“Italy is in danger,” said centre-left leader Francesco Rutelli early last month. “We risk becoming a regime without even realizing it.” Since then, Prime Minister Silvio Berlusconi’s close political ally and personal lawyer, Cesare Previti, has been convicted of bribery on Berlusconi’s behalf and sentenced to 11 years in prison; the editor of Italy’s leading daily, Corriere della Sera, has been fired for running critical articles about Berlusconi; and in the first week of June, the Italian parliament hastily passed a bill that grants Berlusconi immunity from criminal prosecution.
The legislation is meant to get Berlusconi out of another corruption trial over a bribe from his holding company, Fininvest, to a Rome magistrate in 1986 to block a rival group’s bid for the state-owned food giant SME. The prosecutors have bank records showing the transfer of $ 434,000 from Fininvest to an account in the name of Previti, and from there to the account of the Rome magistrate.

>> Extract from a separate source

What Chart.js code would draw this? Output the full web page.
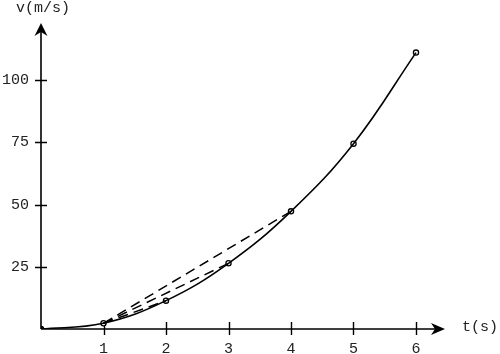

Does this cause the prime minister any embarrassment' Not at all. He has ways to stay out of jail.
Berlusconi is the richest man in Italy, with a fortune of over $ 10 billion, but it won’t help much if he ends up behind bars. That may not be the main reason he entered politics, but it must be a major reason that he stays in it.
Back in the Seventies and Eighties, when Berlusconi made his fortune in real estate and then in the media, it was impossible to do business in Italy without paying bribes. Then the Tangentopoli scandals destroyed the partnership between organized crime and Italy’s political elite, and Berlusconi’s Forza Italia swept into power in 1994 as an admirer of the “mani pulite” (clean hands) magistrates who put dozens of leading politicians, businessmen and mafia figures in jail for kickbacks, embezzlement and even murder.
The Tangentopoli trials destroyed the long-ruling Christian Democratic Party and its Socialist rival, creating the opening for Berlusconi. But his enthusiasm for the new order faded when the courts began looking into his own close links with the deeply corrupt former prime minister, Bettino Craxi. Suddenly, Berlusconi declared that “clean hands was only a colossal conquest commissioned by the Communists and Democrats of the Left.”
An avalanche of bribery cases involving Berlusconi and his business associates brought his first government down in less than a year in 1994. Expensive lawyers managed to drag out many of the cases against him until the statute of limitations ran out, but a number were still live when Forza Italia and its “post-fascist” coalition partners became the government again in 2001. Since then, one of the government’s main activities has been passing laws to keep Berlusconi out of jail.
And when none of these laws looked likely to save him from conviction in the 1986 SME bribe, Berlusconi brought in fast-track legislation to grant legal immunity to senior political figures. The upper house of parliament has already passed it, the lower house will pass it on June 21, and he will be free in time to assume the rotating presidency of the European Union in July.
The most striking thing about Berlusconi is how brazenly he now deploys his power, as in the dismissal of the editor of Corriere della Sera, Feruccio de Bortoli, in late May. Corriere is on the right politically, but under de Bortoli it was critical of Berlusconi. The last straw was a column on May 15 in which Giovanni Sartori quoted Berlusconi saying “It will not be permitted for anyone who has been a communist to come to power.” Sartori retorted: “Mussolini used to say the same words. (Berlusconi) has no reason to be afraid, but I have.”
In two weeks a Berlusconi-friendly columnist called Stefano Folli was the new editor. Berlusconi already owns Italy’s three biggest private television stations, and as prime minister controls RAI’s three publicly-owned ones. So is Berlusconi’s government changing into a “regime”' In technical terms, no — but Berlusconi’s only guarantee of avoiding a jail term now is to stay in power.